We source our opals from all over. South Australia’s got Coober Pedy with the white opal, Mintabie with the white opal, crystal opal, black opal… Andamooka towards the Victoria/New South Wales border with the light crystal opal, Lightning Ridge has black opal, and Queensland has boulder opal.

Aside from selling opal products, do you offer any other services?

We prepare opals for customers for engagement and wedding rings and other celebratory occasions. We cut for people that have their own rough opal and want those pieces finished so they can put them into jewellery. We repair broken and dull opals, repolish, reshape, where possible, and we make up and design jewellery so they have a finished product.


What, beyond your product, do you think Australian Outback Opals brings to the mountain?

Uniqueness. We’ve had people that have come from overseas, staying on the Gold Coast and caught a cab up to the shop to buy opals and that cab waited to take them back. There’s been multiple occurrences of that. You don’t want a thousand shops on the mountain that all produce the same thing, you want variety, and we bring variety to the mountain.

What do you enjoy most about your job?

The serenity of cutting an opal. It takes you into another space. You’ve got the hustle and bustle… but when you cut an opal, all that is switched off because you’re focused on the stone. You’re looking at the beauty of the rock, trying to read the colours, you’re polishing and shaping… you’re getting satisfaction out of your craft, and it is a craft. You can’t just cut a shape, you have to read the nature of the stone, the nature of the colour, the angle, the display… You can cut an opal and have it not display correctly and lose eight percent of its value.
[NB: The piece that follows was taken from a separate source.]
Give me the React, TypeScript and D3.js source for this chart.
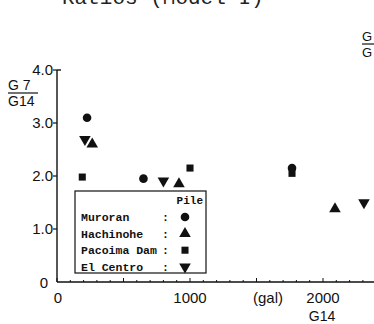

What’s your relationship with the café and the gelato shop your business is attached to?

We have the gelato shop and Tall Trees Motel, we own both of those. We came from childcare where we learned a lot about the food intolerances of children, the effects of preservatives and commercialisation of food. When we started the gelato shop we used that knowledge. We don’t use wheat fillers—ours is pure cream and milk and wholesome ingredients. The colourings are beetroot, pumpkin, turmeric… marshmallow is the only artificial thing we use. We do a lemon sorbet with limoncello liqueur from Tamborine Mountain Distillery, a white Muscat sorbet from Cedar Creek Winery, a ginger beer and a stout beer gelato with beer on tap from Fortitude Brewery, a wattle toffee liqueur from the Distillery… that’s our gourmet section. Of course, we have the kids section as well but it’s all natural, it’s clean food.

Australian Outback Opals ShopDo you work with any other businesses on the mountain?

We promote the other restaurants up here such as the Visitor’s Information Centre, The Skywalk, Three Little Pigs, Gallery Walk etc. we stock all the brochures. We’re pushing out the experience. If people come here we don’t want them to come just for our opals. We want them to come for the whole mountain and come back.

What has been your most interesting experience running this store?

During the Commonwealth Games there were 71 businesses that sponsored a country based on their heritage. My wife’s Maltese, so we sponsored Malta. We had the Maltese prime minister and all his entourage come up. They came up to the opal shop, to the gelato shop, and we took them down to the waterfall. Two of the Beatles came up here in 1964 too!